In accordance with section 36 of the Terrorism Act 2006, Jonathan Hall QC, the independent reviewer of terrorism legislation (IRTL), has prepared a report on terrorism in prisons which was laid before the House today.
Today, I am publishing our response to the IRTL’s report, setting out how we are implementing the changes that he has recommended. This will also be published on gov.uk.
I welcome the IRTL’s review of terrorism in prisons, and thank him for carrying out such a detailed and thorough review. His findings present an invaluable opportunity for us to assess progress and further strengthen our approach in prisons, covering areas including terrorist risk behaviour, governor accountability, separation centres, joint working and legislation.
In his report, the IRTL acknowledges the significant improvements made to the counter-terrorism system since the horrific terrorist attacks in 2019-20 at Fishmongers’ Hall, Streatham, Reading and in HMP Whitemoor. We have already strengthened the law through the Terrorist Offenders (Restriction of Early Release) Act 2020 and the Counter-Terrorism and Sentencing Act 2021, putting an end to the automatic early release of terrorist offenders and introducing tougher sentences for the most serious terrorist offences.
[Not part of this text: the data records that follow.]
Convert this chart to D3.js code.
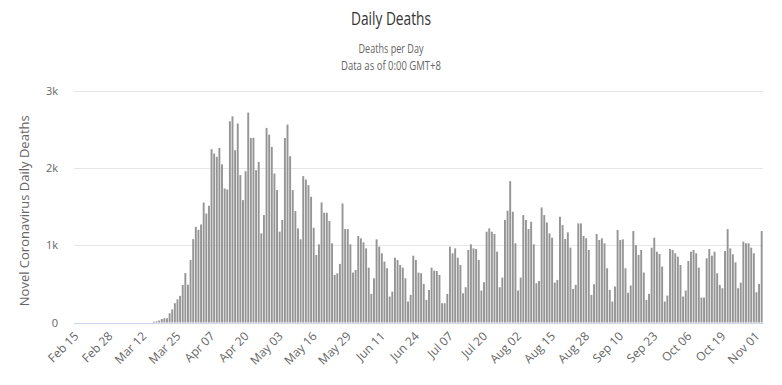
<!DOCTYPE html>
<html>
<head>
<meta charset="utf-8">
<script src="https://cdn.jsdelivr.net/npm/d3@7"></script>
<style>
  body { margin: 0; background: #fff; }
  svg { display: block; font-family: "Open Sans", sans-serif; }
</style>
</head>
<body>
<svg id="chart"></svg>
<script>
var width = 782;
var height = 385;

// daily deaths, one per day starting Feb 15
var startDate = '2020-02-15';
var deaths = [
  0, 0, 0, 0, 0, 0, 0, 0, 0, 0, 0, 0, 0, 0,
  0, 0, 0, 0, 0, 0, 0, 0, 0, 0, 0, 0, 0, 0, 0, 0,
  10, 15, 25, 45, 55, 55, 120, 170, 250, 300, 345, 487, 640, 490, 810,
  1080, 1240, 1200, 1270, 1555, 1413, 1513, 2245, 2190, 2147, 2263, 2050, 1737, 1724,
  2608, 2672, 2233, 2578, 1910, 1586, 1961, 2720, 2392, 2392, 1974, 2082, 1155, 1392,
  2522, 2435, 2276, 1931, 1716, 1177, 1328, 2392, 2565, 2155, 1716, 1444, 1220, 1078,
  1897, 1853, 1780, 1629, 1228, 875, 1013, 1556, 1422, 1422, 1315, 1026, 616, 638,
  759, 1543, 1211, 1211, 1013, 647, 681, 1121, 1091, 1039, 961, 711, 371, 573,
  1078, 983, 897, 789, 703, 336, 401, 840, 810, 746, 711, 573, 272, 358,
  866, 810, 647, 638, 500, 293, 422, 711, 672, 668, 616, 250, 250, 371,
  983, 897, 961, 840, 746, 379, 457, 940, 1013, 961, 953, 810, 414, 522,
  1177, 1220, 1177, 1147, 918, 457, 582, 1328, 1448, 1832, 1435, 1026, 414, 582,
  1392, 1328, 1211, 1306, 1013, 509, 539, 1491, 1392, 1297, 1155, 1099, 517, 552,
  1371, 1263, 1082, 1168, 970, 435, 487, 1284, 1284, 1121, 1091, 940, 358, 496,
  1147, 1069, 1091, 1026, 703, 422, 272, 466, 1198, 1069, 1078, 703, 385, 480,
  1185, 1004, 875, 940, 647, 293, 371, 970, 1099, 918, 888, 724, 272, 349,
  953, 940, 897, 853, 746, 336, 414, 797, 918, 940, 897, 711, 323, 323,
  832, 953, 866, 918, 638, 487, 444, 927, 1211, 961, 884, 780, 444, 517,
  1048, 1026, 1026, 970, 897, 392, 500, 1185
];
var tickLabels = ['Feb 15', 'Feb 28', 'Mar 12', 'Mar 25', 'Apr 07', 'Apr 20', 'May 03',
  'May 16', 'May 29', 'Jun 11', 'Jun 24', 'Jul 07', 'Jul 20', 'Aug 02', 'Aug 15',
  'Aug 28', 'Sep 10', 'Sep 23', 'Oct 06', 'Oct 19', 'Nov 01'];
var yTicks = [0, 1000, 2000, 3000];

var fmt = d3.timeFormat('%b %d');
var parse = d3.timeParse('%Y-%m-%d');
var categories = deaths.map(function(d, i){
  return fmt(d3.timeDay.offset(parse(startDate), i));
});

var plotLeft = 74, plotRight = 763, plotTop = 91, plotBottom = 322.5;

var svg = d3.select('#chart')
            .attr('width', width)
            .attr('height', height);

var x = d3.scaleBand()
          .domain(categories)
          .range([plotLeft, plotRight])
          .paddingInner(0.27)
          .paddingOuter(0.135);

var y = d3.scaleLinear()
          .domain([0, 3000])
          .range([plotBottom, plotTop]);

// titles
svg.append('text')
   .attr('x', 391).attr('y', 25)
   .attr('text-anchor', 'middle')
   .attr('fill', '#333')
   .style('font-size', '19px')
   .attr('textLength', 80)
   .attr('lengthAdjust', 'spacingAndGlyphs')
   .text('Daily Deaths');

svg.append('text')
   .attr('x', 391).attr('y', 53)
   .attr('text-anchor', 'middle')
   .attr('fill', '#666')
   .style('font-size', '12.5px')
   .attr('textLength', 65)
   .attr('lengthAdjust', 'spacingAndGlyphs')
   .text('Deaths per Day');

svg.append('text')
   .attr('x', 391).attr('y', 70)
   .attr('text-anchor', 'middle')
   .attr('fill', '#666')
   .style('font-size', '12.5px')
   .attr('textLength', 100)
   .attr('lengthAdjust', 'spacingAndGlyphs')
   .text('Data as of 0:00 GMT+8');

// grid lines + y labels
svg.selectAll('line.grid')
   .data(yTicks)
   .enter()
   .append('line')
   .attr('class', 'grid')
   .attr('x1', plotLeft).attr('x2', plotRight)
   .attr('y1', function(d){ return Math.round(y(d)) + 0.5; })
   .attr('y2', function(d){ return Math.round(y(d)) + 0.5; })
   .attr('stroke', function(d){ return d === 0 ? '#ccd6eb' : '#e6e6e6'; })
   .attr('stroke-width', 1);

svg.selectAll('text.ylab')
   .data(yTicks)
   .enter()
   .append('text')
   .attr('class', 'ylab')
   .attr('x', 58)
   .attr('y', function(d){ return y(d) + 4; })
   .attr('text-anchor', 'end')
   .attr('fill', '#666')
   .style('font-size', '11px')
   .text(function(d){ return d === 0 ? '0' : (d / 1000) + 'k'; });

svg.append('text')
   .attr('transform', 'translate(29,' + ((plotTop + plotBottom) / 2 + 4) + ') rotate(-90)')
   .attr('text-anchor', 'middle')
   .attr('fill', '#666')
   .style('font-size', '13px')
   .text('Novel Coronavirus Daily Deaths');

// bars
svg.selectAll('rect.bar')
   .data(deaths)
   .enter()
   .append('rect')
   .attr('class', 'bar')
   .attr('x', function(d, i){ return x(categories[i]); })
   .attr('width', x.bandwidth())
   .attr('y', function(d){ return y(d); })
   .attr('height', function(d){ return plotBottom - y(d); })
   .attr('fill', '#959595');

// x labels
svg.selectAll('text.xlab')
   .data(tickLabels)
   .enter()
   .append('text')
   .attr('class', 'xlab')
   .attr('transform', function(d){
     var cx = x(d) + x.bandwidth() / 2;
     return 'translate(' + (cx + 4) + ',337) rotate(-45)';
   })
   .attr('text-anchor', 'end')
   .attr('fill', '#666')
   .style('font-size', '12px')
   .text(function(d){ return d; });
</script>
</body>
</html>
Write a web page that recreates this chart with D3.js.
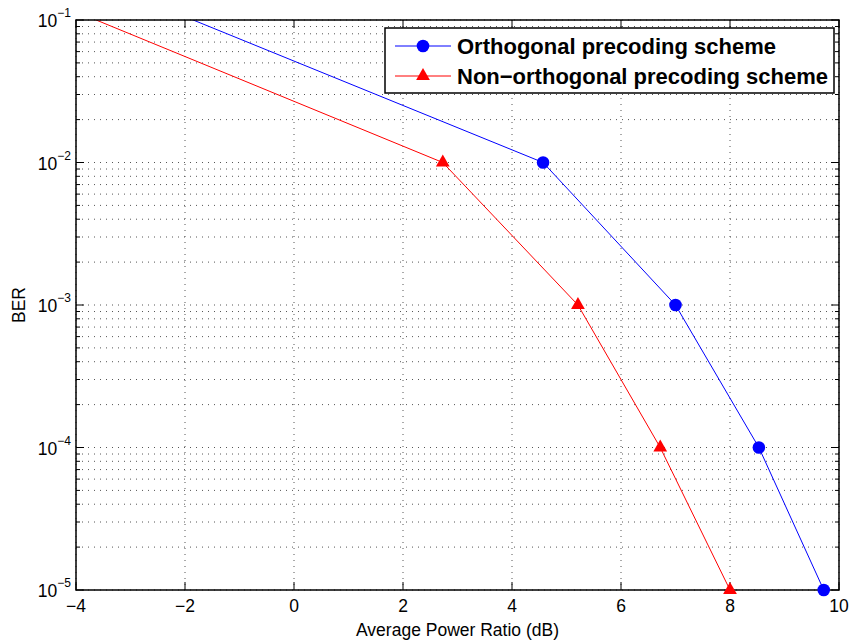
<!DOCTYPE html>
<html><head><meta charset="utf-8">
<script src="https://cdn.jsdelivr.net/npm/d3@7"></script>
<style>body{margin:0;background:#fff}svg{display:block}text{font-family:"Liberation Sans",Arial,sans-serif}</style>
</head><body><svg id="c" width="851" height="643"></svg>
<script>
const xTicks=[-4,-2,0,2,4,6,8,10];
const yTicksExp=[-5,-4,-3,-2,-1];
const seriesNames=["Orthogonal precoding scheme","Non\u2212orthogonal precoding scheme"];
const orthX=[-8.27,4.57,7.0,8.53,9.72];
const orthY=[1,1e-2,1e-3,1e-4,1e-5];
const nonX=[-9.99,2.73,5.21,6.72,8.0];
const nonY=[1,1e-2,1e-3,1e-4,1e-5];

const svg=d3.select("#c");
const L=76,R=839,T=20,B=590;
const x=d3.scaleLinear().domain([-4,10]).range([L,R]);
const y=d3.scaleLog().domain([1e-5,1e-1]).range([B,T]);

// grid
const g=svg.append("g");
const minor=[];
for(let e=-5;e<-1;e++)for(let m=1;m<10;m++)minor.push(m*Math.pow(10,e));
minor.push(1e-1);
g.selectAll(".hg").data(minor).join("line").attr("x1",L).attr("x2",R)
 .attr("y1",d=>y(d)).attr("y2",d=>y(d)).attr("stroke","#555").attr("stroke-width",1).attr("stroke-dasharray","1,5");
g.selectAll(".vg").data(xTicks).join("line").attr("y1",T).attr("y2",B)
 .attr("x1",d=>x(d)).attr("x2",d=>x(d)).attr("stroke","#555").attr("stroke-width",1).attr("stroke-dasharray","1,5");

// ticks
const tk=svg.append("g").attr("stroke","#000").attr("stroke-width",1);
xTicks.forEach(v=>{
  tk.append("line").attr("x1",x(v)).attr("x2",x(v)).attr("y1",B).attr("y2",B-8);
  tk.append("line").attr("x1",x(v)).attr("x2",x(v)).attr("y1",T).attr("y2",T+8);
});
minor.forEach(v=>{
  const isMaj=Math.abs(Math.log10(v)-Math.round(Math.log10(v)))<1e-9;
  const len=isMaj?8:4;
  tk.append("line").attr("x1",L).attr("x2",L+len).attr("y1",y(v)).attr("y2",y(v));
  tk.append("line").attr("x1",R).attr("x2",R-len).attr("y1",y(v)).attr("y2",y(v));
});

// clip for lines
svg.append("clipPath").attr("id","clp").append("rect").attr("x",L).attr("y",T).attr("width",R-L).attr("height",B-T);
const line=d3.line().x(d=>x(d[0])).y(d=>y(d[1]));
const orth=orthX.map((v,i)=>[v,orthY[i]]);
const non=nonX.map((v,i)=>[v,nonY[i]]);
const pg=svg.append("g").attr("clip-path","url(#clp)");
pg.append("path").attr("d",line(orth)).attr("fill","none").attr("stroke","#0000ff").attr("stroke-width",1);
pg.append("path").attr("d",line(non)).attr("fill","none").attr("stroke","#ff0000").attr("stroke-width",1);

// axes frame
svg.append("rect").attr("x",L).attr("y",T).attr("width",R-L).attr("height",B-T).attr("fill","none").attr("stroke","#000").attr("stroke-width",1.5);

// markers (not clipped, like MATLAB)
const mg=svg.append("g");
mg.selectAll(".c").data(orth.filter(d=>d[1]<=1e-1)).join("circle").attr("cx",d=>x(d[0])).attr("cy",d=>y(d[1])).attr("r",6.3).attr("fill","#0000ff");
const tri=d3.symbol().type(d3.symbolTriangle).size(82);
mg.selectAll(".t").data(non.filter(d=>d[1]<=1e-1)).join("path").attr("d",tri).attr("transform",d=>`translate(${x(d[0])},${y(d[1])})`).attr("fill","#ff0000");

// tick labels
svg.selectAll(".xl").data(xTicks).join("text").attr("x",d=>x(d)).attr("y",B+22).attr("text-anchor","middle")
 .attr("font-size",17.5).text(d=>d<0?"\u2212"+Math.abs(d):d);
yTicksExp.forEach(e=>{
  const t=svg.append("text").attr("x",L-5).attr("y",y(Math.pow(10,e))+7).attr("text-anchor","end").attr("font-size",17.5);
  t.append("tspan").text("10");
  t.append("tspan").attr("dy",-10).attr("font-size",12).text("\u2212"+Math.abs(e));
});

// axis titles
svg.append("text").attr("x",(L+R)/2).attr("y",636).attr("text-anchor","middle").attr("font-size",17.5).text("Average Power Ratio (dB)");
svg.append("text").attr("transform","translate(25,305) rotate(-90)").attr("text-anchor","middle").attr("font-size",17.5).text("BER");

// legend
const lg=svg.append("g");
lg.append("rect").attr("x",385).attr("y",28).attr("width",449).attr("height",65).attr("fill","#fff").attr("stroke","#000").attr("stroke-width",1.5);
const rows=[{n:seriesNames[0],c:"#0000ff",m:"circle",yy:46},{n:seriesNames[1],c:"#ff0000",m:"tri",yy:76}];
rows.forEach(r=>{
  lg.append("line").attr("x1",395).attr("x2",451).attr("y1",r.yy).attr("y2",r.yy).attr("stroke",r.c).attr("stroke-width",1);
  if(r.m==="circle")lg.append("circle").attr("cx",423).attr("cy",r.yy).attr("r",6.3).attr("fill",r.c);
  else lg.append("path").attr("d",tri).attr("transform",`translate(423,${r.yy})`).attr("fill",r.c);
  lg.append("text").attr("x",457).attr("y",r.yy+8).attr("font-size",22).attr("font-weight","bold").text(r.n);
});
</script></body></html>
We have also invested in our ambitious step-up programme which provides a step change in our counter-terrorism capabilities through a raft of improvements including a joint intelligence hub to boost information sharing between security partners, a counter-terrorism assessment and rehabilitation centre to research, implement and evaluate rehabilitative interventions, and overhauling our counter-terrorism training offer to frontline staff.
These measures are critical to strengthening our approach to fighting terrorism in prisons, but we are determined to go further. That is why I have accepted 12 of the IRTL’s recommendations, partially accepted another, and in some areas propose going beyond them.
We will invest an additional £1.2 million over three years to create a new separation centre and high-risk casework team. The specialised team will ensure that decisions to place prisoners in separation centres are taken in an effective and targeted way, in order to avoid the dissemination of poisonous ideology, prevent terrorist recruitment, and more generally protect the public.
We will also invest £6.1 million over three years to create a new close supervision centre unit with an extra 10 cells, increasing our capacity by 20%. These will hold some of the most violent men in the prison system who pose a significant risk of harm to our staff and other prisoners.
We have collaborated widely in considering each of Jonathan Hall’s recommendations, and I am grateful to the Home Secretary and partners across the criminal justice system for supporting this work. We honour the victims, families and communities that have been traumatised by terror by doing all we can to prevent future atrocities.